• [Stated problem]:
Extract each line of the material that follows exactly and omit its pictures.

Entries with chart source code:
>> BEGIN
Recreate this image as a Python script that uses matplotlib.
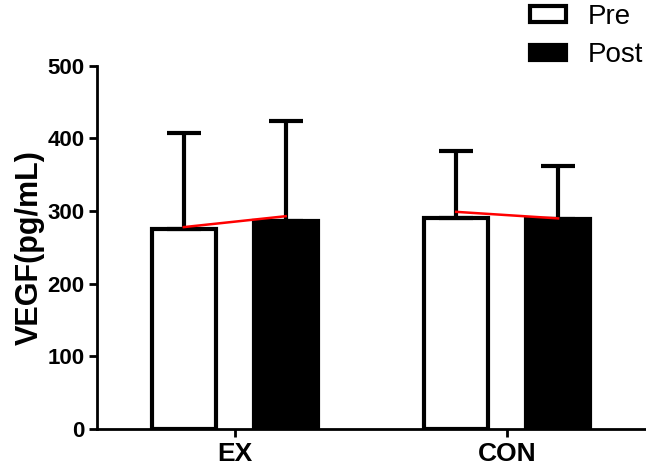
import matplotlib
matplotlib.use("Agg")
import matplotlib.pyplot as plt
import numpy as np
from matplotlib.patches import Patch

plt.rcParams['font.family'] = ['Liberation Sans', 'DejaVu Sans']

# values
groups = ['EX', 'CON']
pre_mean = [276, 290]
pre_sd = [132, 93]
post_mean = [286, 289]
post_sd = [138, 73]
# red connecting lines (pre -> post)
red_ex = [278, 293]
red_con = [299, 290]

x = np.arange(len(groups))
w = 0.235
off = 0.187

fig = plt.figure(figsize=(6.46, 4.70), dpi=100)
ax = fig.add_axes([0.150, 0.087, 0.848, 0.773])

ax.bar(x - off, pre_mean, w, color='white', edgecolor='black', linewidth=3, zorder=2)
ax.bar(x + off, post_mean, w, color='black', edgecolor='black', linewidth=3, zorder=2)
ax.errorbar(x - off, pre_mean, yerr=[[0, 0], pre_sd], fmt='none', ecolor='black',
            elinewidth=3, capsize=12, capthick=3, zorder=3)
ax.errorbar(x + off, post_mean, yerr=[[0, 0], post_sd], fmt='none', ecolor='black',
            elinewidth=3, capsize=12, capthick=3, zorder=3)

for i, red in enumerate([red_ex, red_con]):
    ax.plot([x[i] - off, x[i] + off], red, color='red', linewidth=1.8, zorder=4)

ax.set_xlim(-0.506, 1.505)
ax.set_ylim(0, 500)
ax.set_yticks([0, 100, 200, 300, 400, 500])
ax.set_xticks(x)
ax.set_xticklabels(groups, fontsize=19, fontweight='bold')
for lab in ax.get_yticklabels():
    lab.set_fontsize(16)
    lab.set_fontweight('bold')
ax.set_ylabel('VEGF(pg/mL)', fontsize=22, fontweight='bold', labelpad=2)

ax.spines['top'].set_visible(False)
ax.spines['right'].set_visible(False)
ax.spines['left'].set_linewidth(2)
ax.spines['bottom'].set_linewidth(2)
ax.tick_params(axis='both', width=2, length=6, pad=3)

handles = [Patch(facecolor='white', edgecolor='black', linewidth=3, label='Pre'),
           Patch(facecolor='black', edgecolor='black', linewidth=3, label='Post')]
fig.legend(handles=handles, loc='upper right', bbox_to_anchor=(1.035, 1.045),
           frameon=False, fontsize=20, handlelength=1.3, handleheight=0.5,
           handletextpad=0.8, labelspacing=0.45)

fig.savefig('out.png', dpi=100)
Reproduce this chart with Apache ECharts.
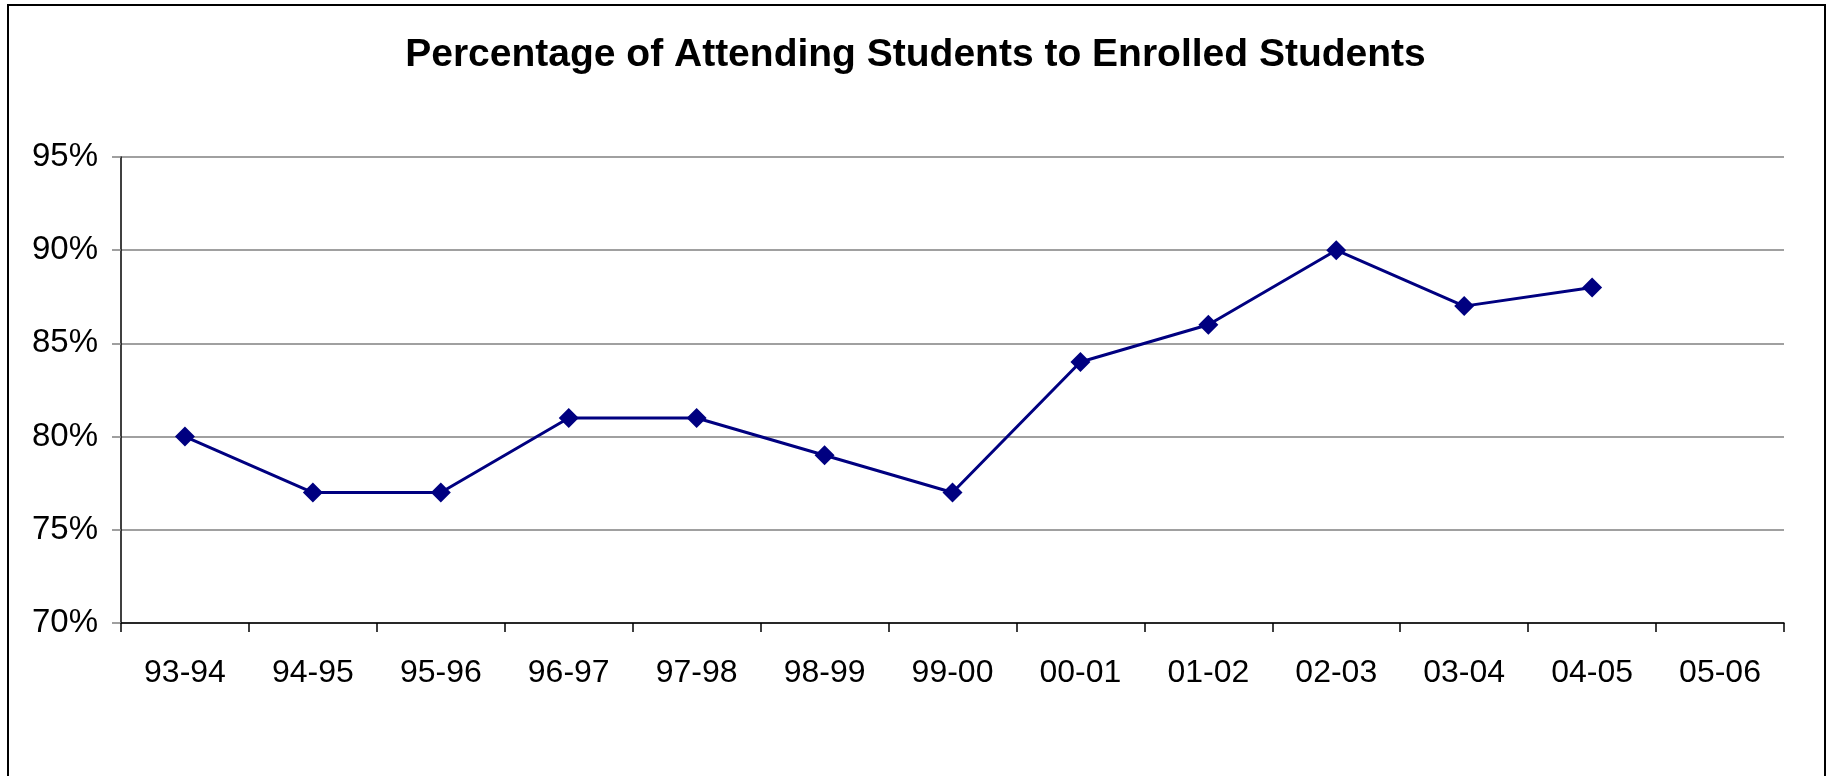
>> END
• [Full solution]:
Recreate this image as a Python script that uses matplotlib.
import matplotlib
matplotlib.use("Agg")
import matplotlib.pyplot as plt
import numpy as np
from matplotlib.patches import Patch

plt.rcParams['font.family'] = ['Liberation Sans', 'DejaVu Sans']

# values
groups = ['EX', 'CON']
pre_mean = [276, 290]
pre_sd = [132, 93]
post_mean = [286, 289]
post_sd = [138, 73]
# red connecting lines (pre -> post)
red_ex = [278, 293]
red_con = [299, 290]

x = np.arange(len(groups))
w = 0.235
off = 0.187

fig = plt.figure(figsize=(6.46, 4.70), dpi=100)
ax = fig.add_axes([0.150, 0.087, 0.848, 0.773])

ax.bar(x - off, pre_mean, w, color='white', edgecolor='black', linewidth=3, zorder=2)
ax.bar(x + off, post_mean, w, color='black', edgecolor='black', linewidth=3, zorder=2)
ax.errorbar(x - off, pre_mean, yerr=[[0, 0], pre_sd], fmt='none', ecolor='black',
            elinewidth=3, capsize=12, capthick=3, zorder=3)
ax.errorbar(x + off, post_mean, yerr=[[0, 0], post_sd], fmt='none', ecolor='black',
            elinewidth=3, capsize=12, capthick=3, zorder=3)

for i, red in enumerate([red_ex, red_con]):
    ax.plot([x[i] - off, x[i] + off], red, color='red', linewidth=1.8, zorder=4)

ax.set_xlim(-0.506, 1.505)
ax.set_ylim(0, 500)
ax.set_yticks([0, 100, 200, 300, 400, 500])
ax.set_xticks(x)
ax.set_xticklabels(groups, fontsize=19, fontweight='bold')
for lab in ax.get_yticklabels():
    lab.set_fontsize(16)
    lab.set_fontweight('bold')
ax.set_ylabel('VEGF(pg/mL)', fontsize=22, fontweight='bold', labelpad=2)

ax.spines['top'].set_visible(False)
ax.spines['right'].set_visible(False)
ax.spines['left'].set_linewidth(2)
ax.spines['bottom'].set_linewidth(2)
ax.tick_params(axis='both', width=2, length=6, pad=3)

handles = [Patch(facecolor='white', edgecolor='black', linewidth=3, label='Pre'),
           Patch(facecolor='black', edgecolor='black', linewidth=3, label='Post')]
fig.legend(handles=handles, loc='upper right', bbox_to_anchor=(1.035, 1.045),
           frameon=False, fontsize=20, handlelength=1.3, handleheight=0.5,
           handletextpad=0.8, labelspacing=0.45)

fig.savefig('out.png', dpi=100)
Reproduce this chart with Apache ECharts.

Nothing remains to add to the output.